I agree with Mr Momodu that many of these individuals have been tried and tested in the political scene. Some have also demonstrated good leadership qualities in their chosen profession. However, I believe that the search for the ‘Nigerian Obama’ should not be limited to any individual or group of people. I have no doubt in my mind that in a country of 150 million, whether we have somebody of Barack Obama’s quality is not the issue. I can tell you that for one Dora Akunyili, there are other one million and one other Akunyilis, who will even perform better if given an opportunity.

Rather than been narrow minded and singing the praise of few individuals either because of their success in politics or business, we should be clamouring for a ‘corrupt-free’ system that will encourage the ‘Nigerian Obama’ to come out from the closet. For me to mention the names of few individuals as potential Obama is somewhat patronising. The truth of the matter is most of these people will never venture to contest for political positions because they know quite well that the Nigerian electoral system is as corrupt as it can get. I need not to remind you of how some of these individuals have been hounded out office just because they tried to reform a corrupt system. Can we imagine a political contest that includes all the mentioned names? How interesting will it be to see Raji Fashola, Dora Akunyili, and Pat Utomi all contesting the Presidential elections under different political platforms? I can assure that if the system is fair and transparent, they will be many Obamas seeking political positions across all tiers of government.

We need to remember that Barack Obama was not the first afro-american to seek the post of US President. I’m sure we can all remember Rev. Jesse Jackson’s political adventure. Also, Barack Obama became the fifth black Senator in 2004. If Jesse Jackson was hounded in late 1980’s, which hope will it have given to the likes of Barack Obama. If Barack Obama was rigged out of the Senatorial election in 2004, do you think he would have contested the US Presidential elections? The point I’m making is, western democracies operate a political system that is fair and transparent. An average man on the streets of America or Europe knows that his votes count. He knows that his votes will not be collated at Police Stations. He knows that the election will be conducted by people of integrity, who will not bow to undue pressure from anyone.

Also, Barack Obama did not belong to the group of Washington elites. He did not emerge from the political ruling class, neither was he one of their favourites. He never held political appointment prior contesting for the position of President. However in Nigeria of today, you either have to belong to class of the political elites or have a political godfather in order to win elections. You need have been seen in the corridor of power before seeking leadership positions. You need to align yourself with the ruling party in order to secure political victory, because of the benefit of using the state machinery to rig elections..

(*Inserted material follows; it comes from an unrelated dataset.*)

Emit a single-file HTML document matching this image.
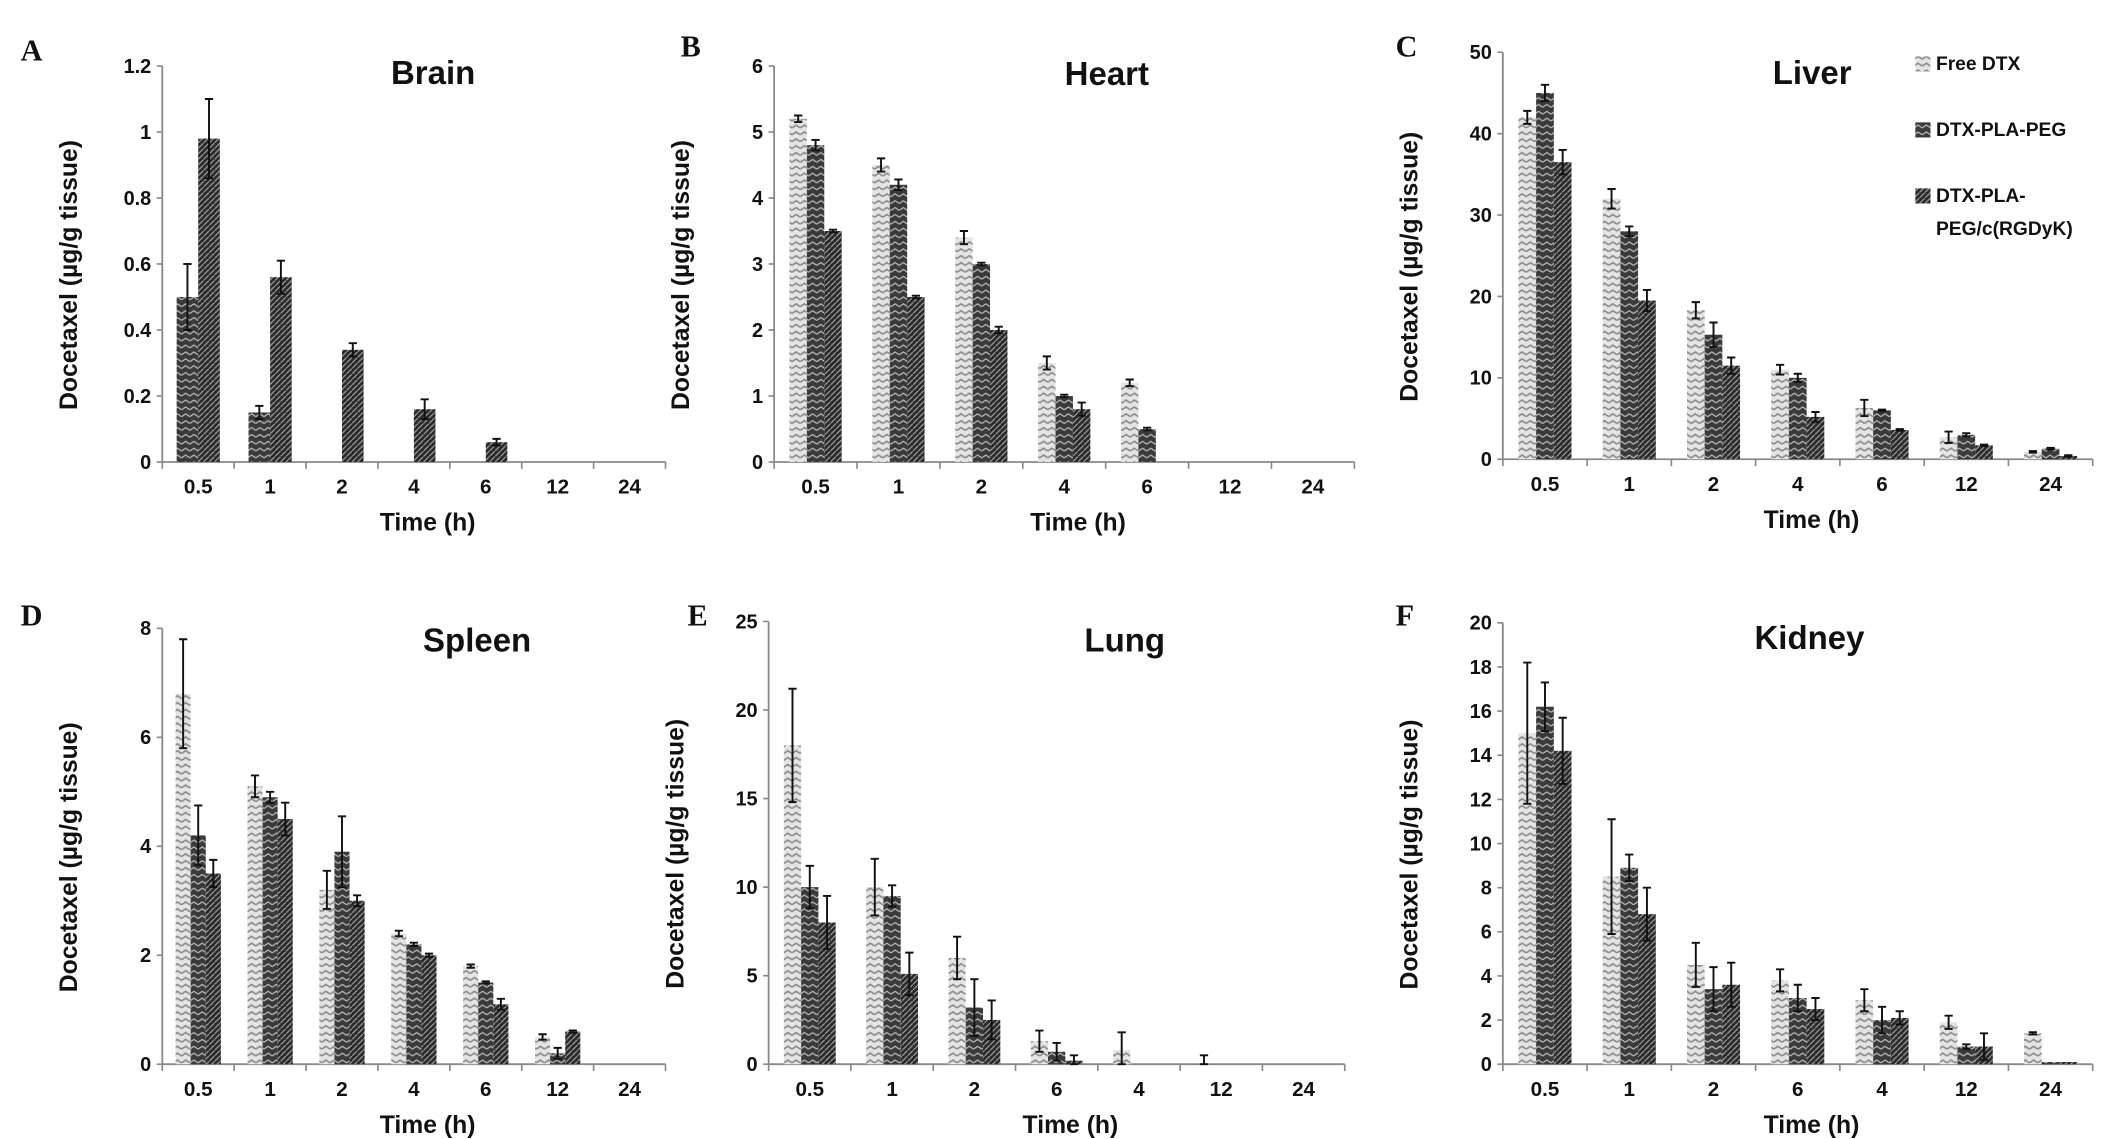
<!DOCTYPE html>
<html><head><meta charset="utf-8"><style>
html,body{margin:0;padding:0;background:#fff}
svg{display:block}
text{font-family:"Liberation Sans",Arial,sans-serif;font-weight:bold;fill:#111}
.letter{font-family:"Liberation Serif",serif;font-size:22px}
</style></head><body>
<svg id="fig" width="2126" height="1139" viewBox="0 0 1546.2 828.4" xmlns="http://www.w3.org/2000/svg">
<defs>
<pattern id="pFree" width="6" height="5" patternUnits="userSpaceOnUse">
<rect width="6" height="5" fill="#e4e4e4"/><path d="M0 3 L3 1 L6 3" stroke="#8a8a8a" stroke-width="1.2" fill="none"/></pattern>
<pattern id="pPeg" width="6" height="5" patternUnits="userSpaceOnUse">
<rect width="6" height="5" fill="#3a3a3a"/><path d="M0 3 L3 1 L6 3" stroke="#bdbdbd" stroke-width="0.9" fill="none"/></pattern>
<pattern id="pRgd" width="4" height="4" patternUnits="userSpaceOnUse">
<rect width="4" height="4" fill="#2a2a2a"/><path d="M0 4 L4 0" stroke="#9a9a9a" stroke-width="0.9"/></pattern>
</defs>
</svg>
<script>
const seriesNames = ["Free DTX","DTX-PLA-PEG","DTX-PLA-PEG/c(RGDyK)"];
const fills = ["url(#pFree)","url(#pPeg)","url(#pRgd)"];
const catsStd = ["0.5","1","2","4","6","12","24"];
const catsSwap = ["0.5","1","2","6","4","12","24"];

const brainPeg = [0.5,0.15,0,0,0,0,0];
const brainRgd = [0.98,0.56,0.34,0.16,0.06,0,0];
const brainErr = [[0.1,0.02,0,0,0,0,0],[0.12,0.05,0.02,0.03,0.01,0,0]];
const brainTicks = [0,0.2,0.4,0.6,0.8,1,1.2];

const heartFree = [5.2,4.5,3.4,1.5,1.2,0,0];
const heartPeg = [4.8,4.2,3.0,1.0,0.5,0,0];
const heartRgd = [3.5,2.5,2.0,0.8,0,0,0];
const heartErr = [[0.05,0.1,0.1,0.1,0.05,0,0],[0.08,0.08,0.02,0.02,0.02,0,0],[0.02,0.02,0.05,0.1,0,0,0]];
const heartTicks = [0,1,2,3,4,5,6];

const liverFree = [42,32,18.3,11,6.3,2.7,0.9];
const liverPeg = [45,28,15.3,10,6,3,1.3];
const liverRgd = [36.5,19.5,11.5,5.2,3.6,1.7,0.4];
const liverErr = [[0.8,1.2,1,0.6,1,0.7,0.1],[1,0.6,1.5,0.5,0.1,0.2,0.1],[1.5,1.3,1,0.6,0.1,0.1,0.1]];
const liverTicks = [0,10,20,30,40,50];

const spleenFree = [6.8,5.1,3.2,2.4,1.8,0.5,0];
const spleenPeg = [4.2,4.9,3.9,2.2,1.5,0.2,0];
const spleenRgd = [3.5,4.5,3.0,2.0,1.1,0.6,0];
const spleenErr = [[1,0.2,0.35,0.05,0.03,0.05,0],[0.55,0.1,0.65,0.03,0.02,0.1,0],[0.25,0.3,0.1,0.03,0.1,0.02,0]];
const spleenTicks = [0,2,4,6,8];

const lungFree = [18,10,6,1.3,0.8,0,0];
const lungPeg = [10,9.5,3.2,0.7,0,0,0];
const lungRgd = [8,5.1,2.5,0.2,0,0,0];
const lungErr = [[3.2,1.6,1.2,0.6,1.0,0.5,0],[1.2,0.6,1.6,0.5,0,0,0],[1.5,1.2,1.1,0.3,0,0,0]];
const lungTicks = [0,5,10,15,20,25];

const kidneyFree = [15,8.5,4.5,3.8,2.9,1.9,1.4];
const kidneyPeg = [16.2,8.9,3.4,3.0,2.0,0.8,0.1];
const kidneyRgd = [14.2,6.8,3.6,2.5,2.1,0.8,0.1];
const kidneyErr = [[3.2,2.6,1,0.5,0.5,0.3,0.05],[1.1,0.6,1,0.6,0.6,0.1,0],[1.5,1.2,1,0.5,0.3,0.6,0]];
const kidneyTicks = [0,2,4,6,8,10,12,14,16,18,20];

const NS="http://www.w3.org/2000/svg";
const svg=document.getElementById('fig');
function mk(tag,attrs,parent){const e=document.createElementNS(NS,tag);for(const k in attrs)e.setAttribute(k,attrs[k]);(parent||svg).appendChild(e);return e;}

function panel(p){
  const g=mk('g',{});
  
  
  const max=p.ticks[p.ticks.length-1];
  const y=v=>p.y0-(v/max)*(p.y0-p.yTop);
  const n=p.cats.length, gw=(p.xEnd-p.x0)/n;
  const xc=i=>p.x0+gw*(i+0.5);
  const ns=p.series.length;
  const bw=gw*p.bwf;
  const ax=mk('line',{x1:p.x0,y1:p.yTop,x2:p.x0,y2:p.y0,stroke:'#888','stroke-width':1.3},g);
  
  
  const xa=mk('line',{x1:p.x0,y1:p.y0,x2:p.xEnd,y2:p.y0,stroke:'#888','stroke-width':1.3},g);
  
  
  p.ticks.forEach(t=>{
    mk('line',{x1:p.x0-4,y1:y(t),x2:p.x0,y2:y(t),stroke:'#888','stroke-width':1.2},g);
    const tl=mk('text',{x:p.x0-8,y:y(t)+5,'text-anchor':'end','font-size':14.5},g);
    tl.textContent=t;
    
    
  });
  for(let i=0;i<=n;i++) mk('line',{x1:p.x0+gw*i,y1:p.y0,x2:p.x0+gw*i,y2:p.y0+5,stroke:'#888','stroke-width':1.2},g);
  p.cats.forEach((c,i)=>{
    const tl=mk('text',{x:xc(i),y:p.y0+23,'text-anchor':'middle','font-size':15},g);
    tl.textContent=c;
    
    
  });
  p.series.forEach((vals,s)=>{
    vals.forEach((v,i)=>{
      if(v<=0 && p.err[s][i]<=0) return;
      const bx=xc(i)-ns/2*bw+s*bw;
      if(v>0){
        const r=mk('rect',{x:bx,y:y(v),width:bw,height:p.y0-y(v),fill:p.fills[s]},g);
        
        
      }
      const e=p.err[s][i];
      if(e>0){
        const cx=bx+bw/2;
        mk('path',{d:`M${cx} ${y(v)} V${y(v+e)} M${cx-3} ${y(v+e)} H${cx+3} M${cx-3} ${y(Math.max(0,v-e))} H${cx+3} M${cx} ${y(v)} V${y(Math.max(0,v-e))}`,stroke:'#111','stroke-width':1.4,fill:'none'},g);
      }
    });
  });
  const t=mk('text',{x:p.tx,y:p.ty,'text-anchor':'middle','font-size':24},g);
  t.textContent=p.title;
  
  
  const xl=mk('text',{x:(p.x0+p.xEnd)/2+10,y:p.y0+50,'text-anchor':'middle','font-size':18},g);
  xl.textContent='Time (h)';
  
  
  const yc=(p.y0+p.yTop)/2+8;
  const yl=mk('text',{x:p.x0-62,y:yc,'text-anchor':'middle','font-size':18,transform:`rotate(-90 ${p.x0-62} ${yc})`},g);
  yl.textContent='Docetaxel (\u00b5g/g tissue)';
  
  
  const L=mk('text',{x:p.lx,y:p.ly,'class':'letter'},g);
  L.textContent=p.letter;
  
  
}

panel({key:'brain',title:'Brain',letter:'A',lx:15,ly:44,x0:118,xEnd:484,yTop:48,y0:336,tx:315,ty:61,ticks:brainTicks,cats:catsStd,series:[brainPeg,brainRgd],fills:[fills[1],fills[2]],bwf:0.3,err:brainErr});
panel({key:'heart',title:'Heart',letter:'B',lx:495,ly:41,x0:563,xEnd:985,yTop:48,y0:336,tx:805,ty:62,ticks:heartTicks,cats:catsStd,series:[heartFree,heartPeg,heartRgd],fills:fills,bwf:0.21,err:heartErr});
panel({key:'liver',title:'Liver',letter:'C',lx:1015,ly:41,x0:1093,xEnd:1522,yTop:38,y0:334,tx:1318,ty:61,ticks:liverTicks,cats:catsStd,series:[liverFree,liverPeg,liverRgd],fills:fills,bwf:0.21,err:liverErr});
panel({key:'spleen',title:'Spleen',letter:'D',lx:15,ly:455,x0:118,xEnd:484,yTop:457,y0:774,tx:347,ty:474,ticks:spleenTicks,cats:catsStd,series:[spleenFree,spleenPeg,spleenRgd],fills:fills,bwf:0.21,err:spleenErr});
panel({key:'lung',title:'Lung',letter:'E',lx:500,ly:455,x0:559,xEnd:978,yTop:452,y0:774,tx:818,ty:474,ticks:lungTicks,cats:catsSwap,series:[lungFree,lungPeg,lungRgd],fills:fills,bwf:0.21,err:lungErr});
panel({key:'kidney',title:'Kidney',letter:'F',lx:1015,ly:455,x0:1093,xEnd:1522,yTop:453,y0:774,tx:1316,ty:472,ticks:kidneyTicks,cats:catsSwap,series:[kidneyFree,kidneyPeg,kidneyRgd],fills:fills,bwf:0.21,err:kidneyErr});

const leg=mk('g',{});


const legY=[51,99,147];
seriesNames.forEach((nm,i)=>{
  mk('rect',{x:1393,y:legY[i]-10,width:11,height:11,fill:fills[i]},leg);
  if(i<2){
    const t=mk('text',{x:1408,y:legY[i],'font-size':14},leg);
    t.textContent=nm;
    
    
  } else {
    const t=mk('text',{x:1408,y:legY[i],'font-size':14},leg);
    t.textContent='DTX-PLA-';
    
    
    const t2=mk('text',{x:1408,y:legY[i]+24,'font-size':14},leg);
    t2.textContent='PEG/c(RGDyK)';
    
    
  }
});
</script>
</body></html>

For me, it is the system that has failed us in producing our own Obama. For example, how can an Obama emerge within a democratic structure that promotes mediocrity through meaningless principles of federal character? If elections into the White House were based on federal character, I believe Barack Obama will not even smell the streets of Washington. The discussion should be about how the system can be reformed. While I do not have a straight answer for that, I want to believe it will be a huge challenge. It is not surprising that the current political elites are not interested in changing the system. How do you expect someone to change the system from which he has benefitted immensely- albeit in a corrupt manner? This is one of the major fundamental problems with the Yar’Adua government. While President Yar’Adua accepts that the election that brought him into government was fraudulent, it is impossible for him to undertake any sincere electoral reform, as his political party is likely to be biggest casualty of such reforms.

In whatever way this reform is achieved, one is certain. We need a wholesale review of our constitution. The review should not be about meaningless issues such as state creation. We need a constitution that will promote transparency and fairness in our electoral system. We need a constitution that will promote a system of governance that will enhance our democratic values. We need an electoral system that will make every vote count. We need an electoral system that will give confidence to the Nigerian Obama that he will not be rigged out of an electoral contest. Until we realise these facts, we may still be searching for the Obama in 30 years time.